PROBLEM STATEMENT -> Every line with the string "that" should be gathered.

EXTRACTED RECORDS ->
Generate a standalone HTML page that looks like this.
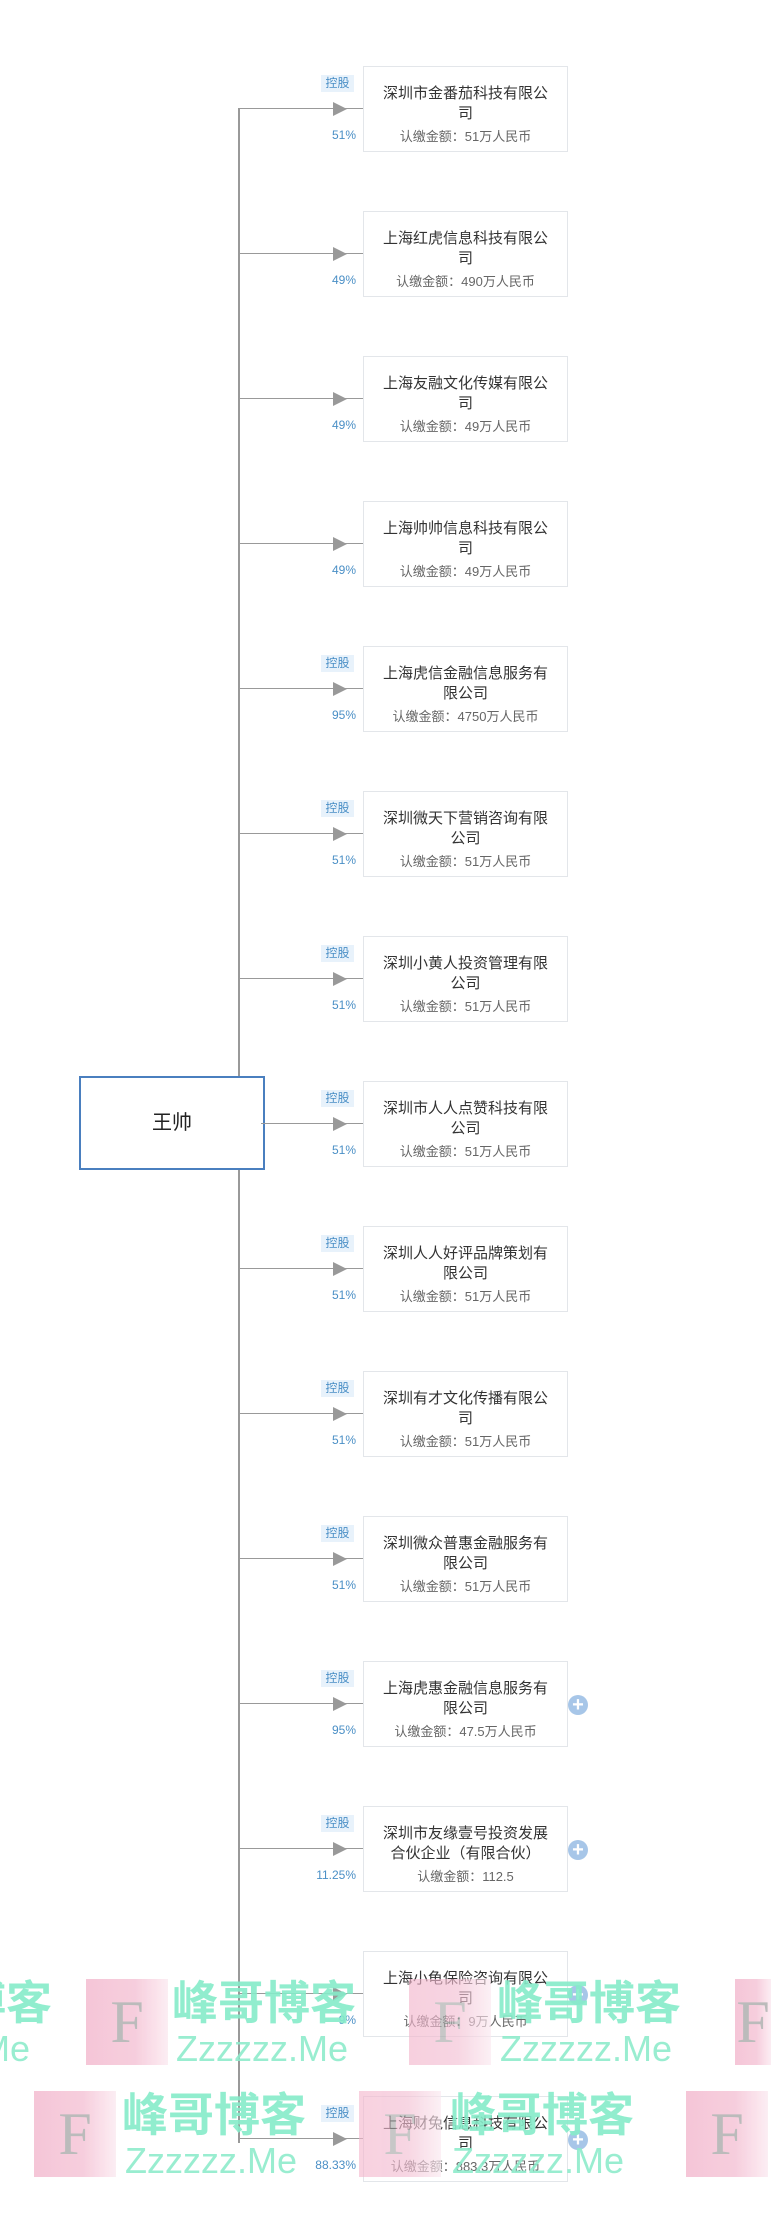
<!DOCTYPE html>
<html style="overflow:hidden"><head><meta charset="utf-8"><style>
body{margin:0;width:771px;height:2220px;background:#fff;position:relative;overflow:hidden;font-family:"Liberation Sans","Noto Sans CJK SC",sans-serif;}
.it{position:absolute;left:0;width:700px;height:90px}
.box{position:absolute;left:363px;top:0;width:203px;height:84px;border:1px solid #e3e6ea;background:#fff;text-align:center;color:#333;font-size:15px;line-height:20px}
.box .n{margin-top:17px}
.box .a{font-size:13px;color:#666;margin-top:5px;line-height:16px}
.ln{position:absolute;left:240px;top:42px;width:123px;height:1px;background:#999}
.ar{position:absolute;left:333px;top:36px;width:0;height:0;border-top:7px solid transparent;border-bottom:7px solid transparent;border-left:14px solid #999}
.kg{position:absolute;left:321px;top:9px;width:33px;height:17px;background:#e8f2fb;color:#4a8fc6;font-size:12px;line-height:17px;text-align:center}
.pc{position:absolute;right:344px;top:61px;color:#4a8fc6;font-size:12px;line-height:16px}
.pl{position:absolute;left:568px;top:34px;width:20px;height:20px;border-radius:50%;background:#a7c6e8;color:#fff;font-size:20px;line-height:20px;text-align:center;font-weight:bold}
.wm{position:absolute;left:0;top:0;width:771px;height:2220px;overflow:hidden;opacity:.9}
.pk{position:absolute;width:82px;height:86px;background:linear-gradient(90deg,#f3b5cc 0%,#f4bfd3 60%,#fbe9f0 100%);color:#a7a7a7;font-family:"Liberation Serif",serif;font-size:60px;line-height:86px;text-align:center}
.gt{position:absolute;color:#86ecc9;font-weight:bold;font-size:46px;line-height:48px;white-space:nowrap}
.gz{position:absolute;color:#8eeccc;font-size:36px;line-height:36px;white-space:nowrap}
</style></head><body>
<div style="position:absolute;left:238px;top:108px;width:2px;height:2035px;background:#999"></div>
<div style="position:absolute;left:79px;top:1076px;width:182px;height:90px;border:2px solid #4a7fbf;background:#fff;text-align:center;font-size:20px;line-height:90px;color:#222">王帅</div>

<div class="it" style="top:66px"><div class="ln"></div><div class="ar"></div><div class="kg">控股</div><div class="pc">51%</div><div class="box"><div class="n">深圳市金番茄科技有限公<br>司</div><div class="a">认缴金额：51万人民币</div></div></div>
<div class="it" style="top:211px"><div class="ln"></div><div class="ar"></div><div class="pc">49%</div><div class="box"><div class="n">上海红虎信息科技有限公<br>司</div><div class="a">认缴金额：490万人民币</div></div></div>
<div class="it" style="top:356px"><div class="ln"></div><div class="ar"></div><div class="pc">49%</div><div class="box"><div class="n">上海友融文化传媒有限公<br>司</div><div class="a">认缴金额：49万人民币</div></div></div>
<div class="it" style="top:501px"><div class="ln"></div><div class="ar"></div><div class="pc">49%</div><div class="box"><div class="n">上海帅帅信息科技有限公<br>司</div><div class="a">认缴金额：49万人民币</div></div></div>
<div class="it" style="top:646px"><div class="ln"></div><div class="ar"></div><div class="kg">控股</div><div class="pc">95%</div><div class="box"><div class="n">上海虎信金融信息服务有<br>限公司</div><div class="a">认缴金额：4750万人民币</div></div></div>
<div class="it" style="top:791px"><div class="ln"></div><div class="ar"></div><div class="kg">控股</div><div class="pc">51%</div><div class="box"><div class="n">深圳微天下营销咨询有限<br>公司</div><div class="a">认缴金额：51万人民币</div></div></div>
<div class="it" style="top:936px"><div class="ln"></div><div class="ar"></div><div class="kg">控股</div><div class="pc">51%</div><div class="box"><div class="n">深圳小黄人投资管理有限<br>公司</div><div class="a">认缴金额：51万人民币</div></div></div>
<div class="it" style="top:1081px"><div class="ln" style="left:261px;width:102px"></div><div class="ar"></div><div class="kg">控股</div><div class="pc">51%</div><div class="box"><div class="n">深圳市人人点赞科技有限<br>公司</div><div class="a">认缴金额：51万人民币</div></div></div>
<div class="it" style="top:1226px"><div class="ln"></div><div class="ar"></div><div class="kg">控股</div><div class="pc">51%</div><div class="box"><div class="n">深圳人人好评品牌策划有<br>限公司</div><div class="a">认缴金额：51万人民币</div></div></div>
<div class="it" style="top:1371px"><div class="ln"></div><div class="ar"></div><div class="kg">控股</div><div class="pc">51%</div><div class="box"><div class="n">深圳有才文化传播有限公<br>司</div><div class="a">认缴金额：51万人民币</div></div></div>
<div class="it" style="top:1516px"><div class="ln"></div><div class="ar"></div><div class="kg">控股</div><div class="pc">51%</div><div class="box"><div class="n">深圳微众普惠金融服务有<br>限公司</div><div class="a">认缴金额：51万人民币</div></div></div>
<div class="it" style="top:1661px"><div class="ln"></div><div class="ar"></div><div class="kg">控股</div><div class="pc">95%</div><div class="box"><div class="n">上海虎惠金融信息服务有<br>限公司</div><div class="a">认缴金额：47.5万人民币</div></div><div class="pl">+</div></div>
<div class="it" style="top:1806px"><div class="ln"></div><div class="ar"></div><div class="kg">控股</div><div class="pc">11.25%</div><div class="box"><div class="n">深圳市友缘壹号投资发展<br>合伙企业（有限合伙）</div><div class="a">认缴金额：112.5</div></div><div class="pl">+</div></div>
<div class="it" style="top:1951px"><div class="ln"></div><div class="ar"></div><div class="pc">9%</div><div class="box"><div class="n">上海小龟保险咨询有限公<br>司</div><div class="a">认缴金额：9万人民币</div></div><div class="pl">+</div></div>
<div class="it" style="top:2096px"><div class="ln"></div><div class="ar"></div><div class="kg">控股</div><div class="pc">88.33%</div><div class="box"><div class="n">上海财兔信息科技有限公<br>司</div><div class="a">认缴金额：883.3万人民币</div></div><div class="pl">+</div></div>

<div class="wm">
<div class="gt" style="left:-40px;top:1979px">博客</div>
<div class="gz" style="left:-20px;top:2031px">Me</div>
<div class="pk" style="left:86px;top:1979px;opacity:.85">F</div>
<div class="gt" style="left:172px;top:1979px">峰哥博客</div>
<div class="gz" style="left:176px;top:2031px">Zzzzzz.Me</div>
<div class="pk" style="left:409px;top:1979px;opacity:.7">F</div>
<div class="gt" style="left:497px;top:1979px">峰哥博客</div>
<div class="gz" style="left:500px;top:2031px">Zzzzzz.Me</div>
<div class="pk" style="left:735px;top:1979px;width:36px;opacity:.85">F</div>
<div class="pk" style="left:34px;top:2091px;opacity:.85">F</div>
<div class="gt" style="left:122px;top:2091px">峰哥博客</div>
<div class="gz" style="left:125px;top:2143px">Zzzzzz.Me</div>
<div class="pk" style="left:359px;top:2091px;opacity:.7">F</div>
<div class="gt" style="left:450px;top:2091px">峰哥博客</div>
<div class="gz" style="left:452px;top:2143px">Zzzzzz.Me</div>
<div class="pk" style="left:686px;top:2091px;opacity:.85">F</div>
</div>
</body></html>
==
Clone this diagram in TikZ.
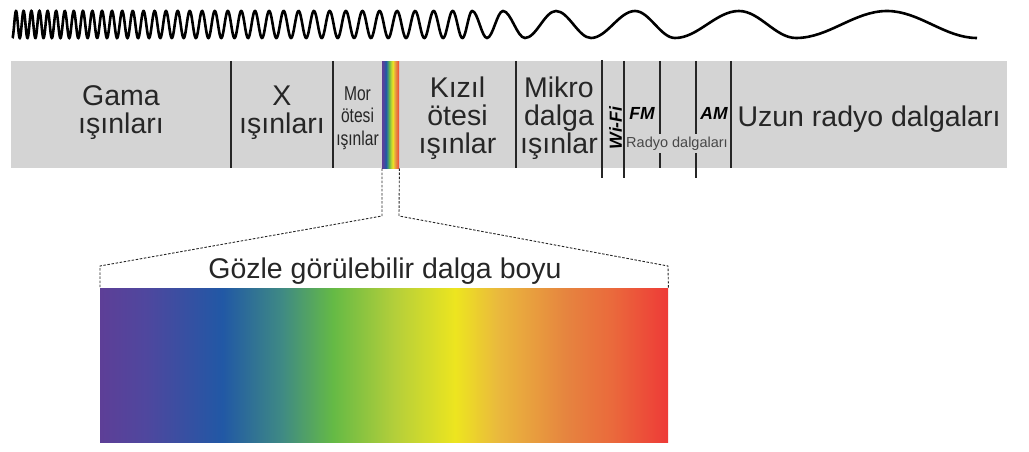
* * *
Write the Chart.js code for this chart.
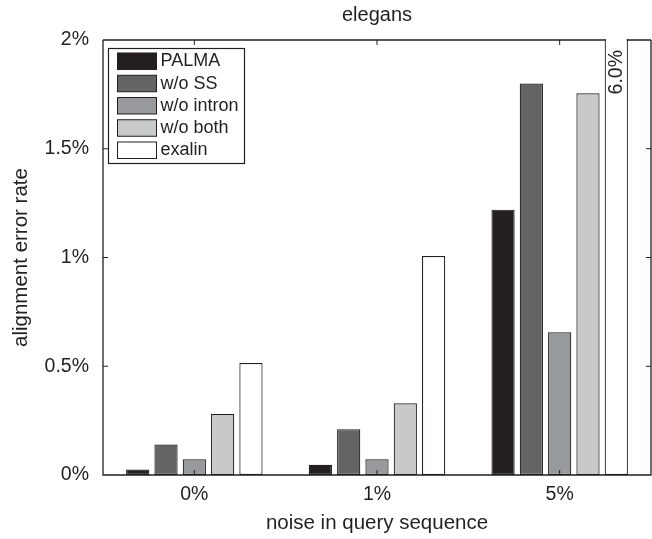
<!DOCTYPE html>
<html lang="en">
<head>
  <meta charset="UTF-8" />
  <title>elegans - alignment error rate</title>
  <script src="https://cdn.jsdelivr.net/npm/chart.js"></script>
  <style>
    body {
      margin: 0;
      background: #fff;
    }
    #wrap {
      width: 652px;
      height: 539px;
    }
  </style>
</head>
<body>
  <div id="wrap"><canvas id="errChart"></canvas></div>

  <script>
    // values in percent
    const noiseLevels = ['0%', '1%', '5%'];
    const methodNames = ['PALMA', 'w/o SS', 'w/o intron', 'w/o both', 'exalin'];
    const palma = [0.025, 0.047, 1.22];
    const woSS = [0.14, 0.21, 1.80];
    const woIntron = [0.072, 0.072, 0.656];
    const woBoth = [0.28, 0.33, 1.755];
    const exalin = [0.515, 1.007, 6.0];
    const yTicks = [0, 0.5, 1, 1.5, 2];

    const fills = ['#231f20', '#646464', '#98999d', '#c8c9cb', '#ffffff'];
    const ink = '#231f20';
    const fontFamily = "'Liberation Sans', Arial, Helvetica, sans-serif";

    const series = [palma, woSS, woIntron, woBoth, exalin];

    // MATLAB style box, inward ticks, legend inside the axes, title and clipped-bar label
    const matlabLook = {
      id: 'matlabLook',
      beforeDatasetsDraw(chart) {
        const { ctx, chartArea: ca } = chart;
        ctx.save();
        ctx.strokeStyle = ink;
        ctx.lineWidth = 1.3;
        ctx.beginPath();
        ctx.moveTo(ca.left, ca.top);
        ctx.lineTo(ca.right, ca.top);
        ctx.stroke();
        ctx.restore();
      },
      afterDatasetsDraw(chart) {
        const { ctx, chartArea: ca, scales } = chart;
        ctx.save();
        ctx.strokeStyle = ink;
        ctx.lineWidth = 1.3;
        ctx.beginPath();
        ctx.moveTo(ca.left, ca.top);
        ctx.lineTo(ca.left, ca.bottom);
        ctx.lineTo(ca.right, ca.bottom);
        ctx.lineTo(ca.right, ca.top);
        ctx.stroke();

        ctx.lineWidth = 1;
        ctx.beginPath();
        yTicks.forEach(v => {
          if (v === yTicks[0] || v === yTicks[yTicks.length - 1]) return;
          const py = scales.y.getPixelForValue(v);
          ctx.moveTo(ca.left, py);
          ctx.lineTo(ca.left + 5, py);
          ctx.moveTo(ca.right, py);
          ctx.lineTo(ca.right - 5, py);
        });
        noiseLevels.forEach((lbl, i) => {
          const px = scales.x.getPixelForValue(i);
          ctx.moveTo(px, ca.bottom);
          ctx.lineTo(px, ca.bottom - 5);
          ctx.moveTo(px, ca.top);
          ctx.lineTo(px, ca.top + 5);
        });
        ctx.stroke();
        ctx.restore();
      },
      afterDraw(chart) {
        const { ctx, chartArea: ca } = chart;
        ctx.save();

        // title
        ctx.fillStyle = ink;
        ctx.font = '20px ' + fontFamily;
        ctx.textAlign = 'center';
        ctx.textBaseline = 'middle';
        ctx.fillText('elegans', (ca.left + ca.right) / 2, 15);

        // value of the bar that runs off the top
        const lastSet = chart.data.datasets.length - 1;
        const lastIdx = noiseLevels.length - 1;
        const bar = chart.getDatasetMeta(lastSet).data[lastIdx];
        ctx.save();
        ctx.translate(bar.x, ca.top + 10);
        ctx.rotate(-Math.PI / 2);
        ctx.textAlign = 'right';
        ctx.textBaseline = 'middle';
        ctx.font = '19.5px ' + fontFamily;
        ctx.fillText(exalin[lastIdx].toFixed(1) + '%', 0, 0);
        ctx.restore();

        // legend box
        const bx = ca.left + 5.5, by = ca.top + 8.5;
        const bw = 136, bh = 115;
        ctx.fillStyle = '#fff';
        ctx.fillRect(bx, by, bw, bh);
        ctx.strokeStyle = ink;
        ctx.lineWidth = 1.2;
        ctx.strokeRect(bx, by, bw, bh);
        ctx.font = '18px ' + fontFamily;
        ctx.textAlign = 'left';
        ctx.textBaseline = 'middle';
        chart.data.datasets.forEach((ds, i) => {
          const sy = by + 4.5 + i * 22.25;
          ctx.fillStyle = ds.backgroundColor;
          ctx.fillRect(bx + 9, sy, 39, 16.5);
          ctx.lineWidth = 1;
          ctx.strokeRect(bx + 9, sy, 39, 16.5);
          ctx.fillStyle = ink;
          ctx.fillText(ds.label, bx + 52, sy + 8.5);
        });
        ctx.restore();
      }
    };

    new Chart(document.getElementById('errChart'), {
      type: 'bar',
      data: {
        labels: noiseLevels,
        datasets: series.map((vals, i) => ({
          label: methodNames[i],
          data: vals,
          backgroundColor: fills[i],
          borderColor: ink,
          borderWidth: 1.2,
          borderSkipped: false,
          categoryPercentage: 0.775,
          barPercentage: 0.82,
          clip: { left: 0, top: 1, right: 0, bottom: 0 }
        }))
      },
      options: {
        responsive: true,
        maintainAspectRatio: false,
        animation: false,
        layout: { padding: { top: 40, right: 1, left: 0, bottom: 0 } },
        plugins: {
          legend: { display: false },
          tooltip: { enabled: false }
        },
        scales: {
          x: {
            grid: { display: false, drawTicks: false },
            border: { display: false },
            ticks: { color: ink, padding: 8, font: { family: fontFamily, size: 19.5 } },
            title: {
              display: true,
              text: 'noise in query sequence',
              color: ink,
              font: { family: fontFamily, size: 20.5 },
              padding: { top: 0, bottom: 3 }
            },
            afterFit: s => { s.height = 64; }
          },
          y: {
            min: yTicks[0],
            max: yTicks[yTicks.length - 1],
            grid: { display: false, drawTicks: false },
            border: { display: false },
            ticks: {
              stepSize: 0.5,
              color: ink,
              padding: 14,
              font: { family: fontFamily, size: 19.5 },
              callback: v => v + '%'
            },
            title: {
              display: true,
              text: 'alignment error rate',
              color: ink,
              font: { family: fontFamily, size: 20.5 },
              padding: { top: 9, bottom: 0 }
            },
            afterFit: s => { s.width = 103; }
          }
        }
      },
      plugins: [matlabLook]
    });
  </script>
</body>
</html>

SOLUTION ->
Generate a standalone HTML page that looks like this.
        // value of the bar that runs off the top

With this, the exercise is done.